• DATA
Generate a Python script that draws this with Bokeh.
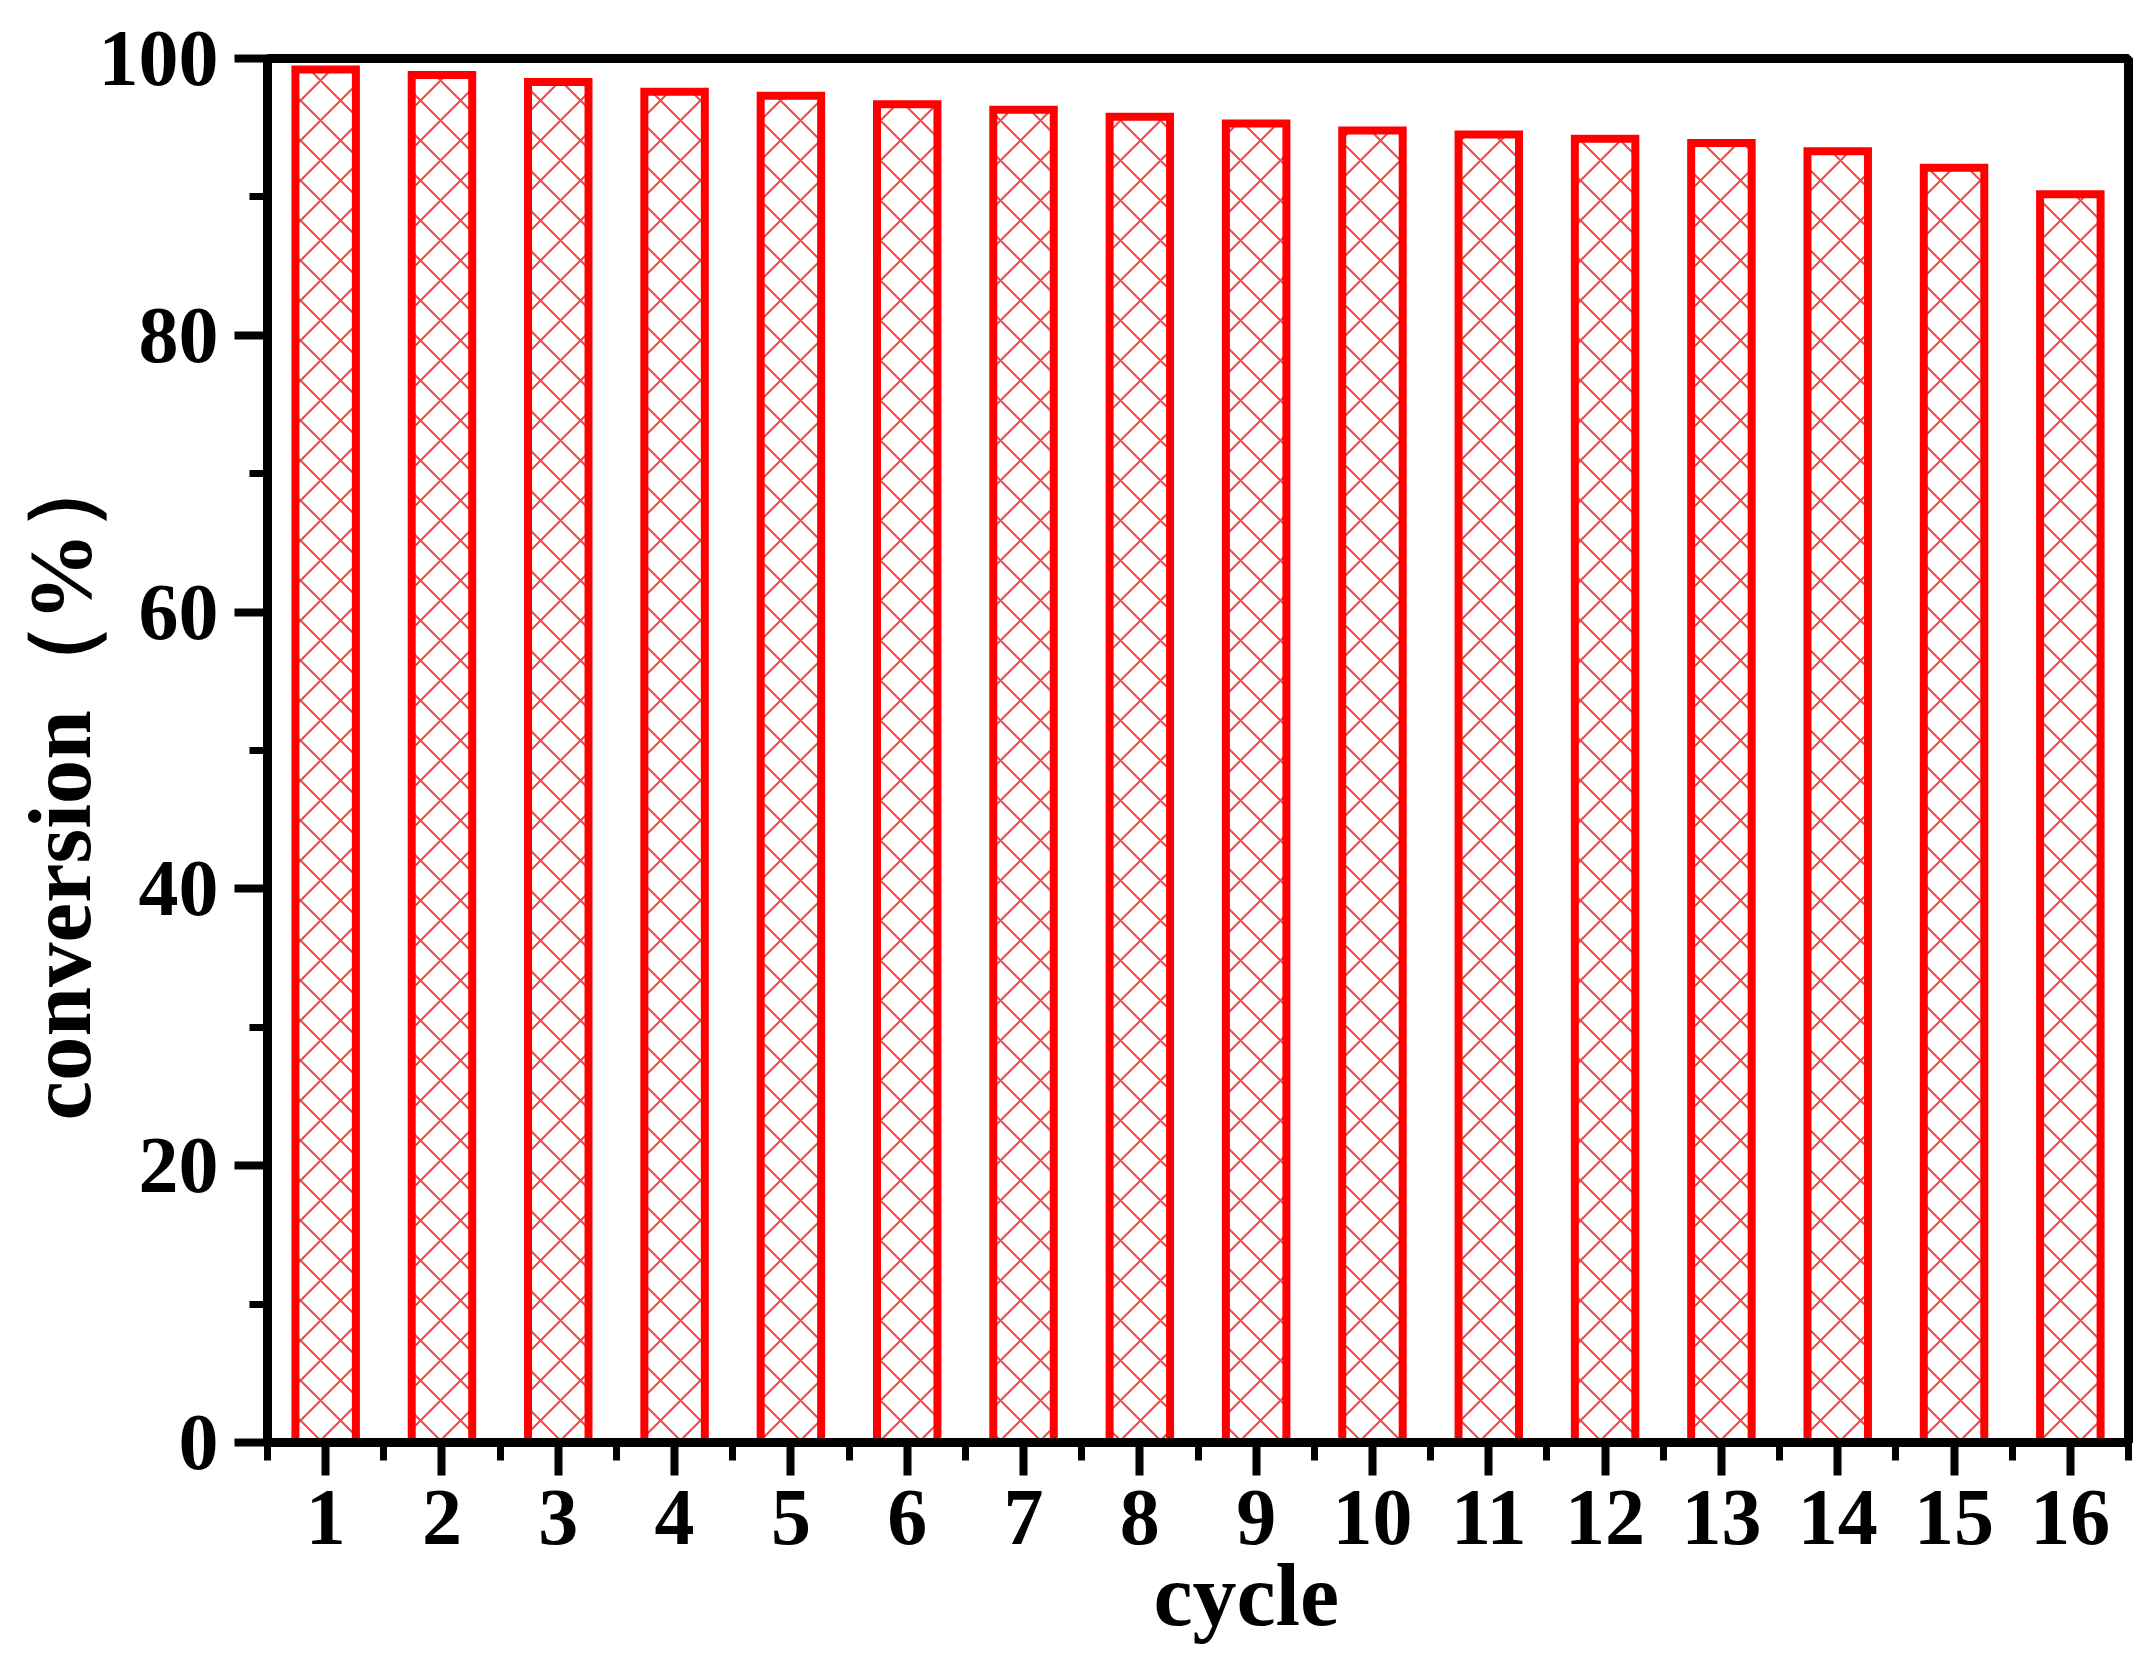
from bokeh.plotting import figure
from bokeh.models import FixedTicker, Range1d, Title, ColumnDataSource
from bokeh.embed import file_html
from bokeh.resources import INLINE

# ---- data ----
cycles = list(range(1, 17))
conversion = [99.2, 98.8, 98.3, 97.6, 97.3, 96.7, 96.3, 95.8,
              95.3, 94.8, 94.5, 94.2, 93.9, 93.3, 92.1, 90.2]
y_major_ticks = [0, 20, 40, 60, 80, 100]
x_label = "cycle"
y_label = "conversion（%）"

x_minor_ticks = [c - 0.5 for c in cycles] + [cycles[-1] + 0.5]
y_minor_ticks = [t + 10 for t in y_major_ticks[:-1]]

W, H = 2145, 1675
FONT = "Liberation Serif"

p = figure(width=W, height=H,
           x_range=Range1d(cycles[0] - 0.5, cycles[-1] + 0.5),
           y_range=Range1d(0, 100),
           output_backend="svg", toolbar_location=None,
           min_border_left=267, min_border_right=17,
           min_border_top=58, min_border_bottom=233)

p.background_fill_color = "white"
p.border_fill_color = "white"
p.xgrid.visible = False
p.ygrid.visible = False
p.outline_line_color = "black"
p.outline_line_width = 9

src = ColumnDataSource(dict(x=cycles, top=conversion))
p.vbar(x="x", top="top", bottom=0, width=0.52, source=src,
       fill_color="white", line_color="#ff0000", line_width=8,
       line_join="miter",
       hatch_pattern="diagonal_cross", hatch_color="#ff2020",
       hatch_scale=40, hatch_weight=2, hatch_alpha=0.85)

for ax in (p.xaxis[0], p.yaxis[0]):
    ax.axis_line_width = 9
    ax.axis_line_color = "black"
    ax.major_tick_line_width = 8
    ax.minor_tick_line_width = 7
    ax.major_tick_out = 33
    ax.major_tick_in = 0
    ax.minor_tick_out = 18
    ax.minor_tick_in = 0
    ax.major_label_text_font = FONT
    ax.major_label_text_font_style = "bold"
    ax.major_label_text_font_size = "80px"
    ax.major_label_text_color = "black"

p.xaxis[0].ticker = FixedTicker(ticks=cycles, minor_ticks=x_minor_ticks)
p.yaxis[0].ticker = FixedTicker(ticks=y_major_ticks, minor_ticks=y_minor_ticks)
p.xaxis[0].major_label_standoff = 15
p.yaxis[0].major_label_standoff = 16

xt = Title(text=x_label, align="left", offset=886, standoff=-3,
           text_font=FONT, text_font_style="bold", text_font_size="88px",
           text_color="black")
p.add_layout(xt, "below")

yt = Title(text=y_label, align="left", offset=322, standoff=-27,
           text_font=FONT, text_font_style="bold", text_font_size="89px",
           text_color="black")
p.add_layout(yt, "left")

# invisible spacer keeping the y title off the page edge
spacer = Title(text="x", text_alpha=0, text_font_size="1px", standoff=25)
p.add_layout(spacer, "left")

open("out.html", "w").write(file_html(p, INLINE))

• THE REQUEST
Set the pictures aside and transcribe the data above exactly.

• THE RESPONSE
Generate a Python script that draws this with Bokeh.
from bokeh.plotting import figure
from bokeh.models import FixedTicker, Range1d, Title, ColumnDataSource
from bokeh.embed import file_html
from bokeh.resources import INLINE

# ---- data ----
cycles = list(range(1, 17))
conversion = [99.2, 98.8, 98.3, 97.6, 97.3, 96.7, 96.3, 95.8,
              95.3, 94.8, 94.5, 94.2, 93.9, 93.3, 92.1, 90.2]
y_major_ticks = [0, 20, 40, 60, 80, 100]
x_label = "cycle"
y_label = "conversion（%）"

x_minor_ticks = [c - 0.5 for c in cycles] + [cycles[-1] + 0.5]
y_minor_ticks = [t + 10 for t in y_major_ticks[:-1]]

W, H = 2145, 1675
FONT = "Liberation Serif"

p = figure(width=W, height=H,
           x_range=Range1d(cycles[0] - 0.5, cycles[-1] + 0.5),
           y_range=Range1d(0, 100),
           output_backend="svg", toolbar_location=None,
           min_border_left=267, min_border_right=17,
           min_border_top=58, min_border_bottom=233)

p.background_fill_color = "white"
p.border_fill_color = "white"
p.xgrid.visible = False
p.ygrid.visible = False
p.outline_line_color = "black"
p.outline_line_width = 9

src = ColumnDataSource(dict(x=cycles, top=conversion))
p.vbar(x="x", top="top", bottom=0, width=0.52, source=src,
       fill_color="white", line_color="#ff0000", line_width=8,
       line_join="miter",
       hatch_pattern="diagonal_cross", hatch_color="#ff2020",
       hatch_scale=40, hatch_weight=2, hatch_alpha=0.85)

for ax in (p.xaxis[0], p.yaxis[0]):
    ax.axis_line_width = 9
    ax.axis_line_color = "black"
    ax.major_tick_line_width = 8
    ax.minor_tick_line_width = 7
    ax.major_tick_out = 33
    ax.major_tick_in = 0
    ax.minor_tick_out = 18
    ax.minor_tick_in = 0
    ax.major_label_text_font = FONT
    ax.major_label_text_font_style = "bold"
    ax.major_label_text_font_size = "80px"
    ax.major_label_text_color = "black"

p.xaxis[0].ticker = FixedTicker(ticks=cycles, minor_ticks=x_minor_ticks)
p.yaxis[0].ticker = FixedTicker(ticks=y_major_ticks, minor_ticks=y_minor_ticks)
p.xaxis[0].major_label_standoff = 15
p.yaxis[0].major_label_standoff = 16

xt = Title(text=x_label, align="left", offset=886, standoff=-3,
           text_font=FONT, text_font_style="bold", text_font_size="88px",
           text_color="black")
p.add_layout(xt, "below")

yt = Title(text=y_label, align="left", offset=322, standoff=-27,
           text_font=FONT, text_font_style="bold", text_font_size="89px",
           text_color="black")
p.add_layout(yt, "left")

# invisible spacer keeping the y title off the page edge
spacer = Title(text="x", text_alpha=0, text_font_size="1px", standoff=25)
p.add_layout(spacer, "left")

open("out.html", "w").write(file_html(p, INLINE))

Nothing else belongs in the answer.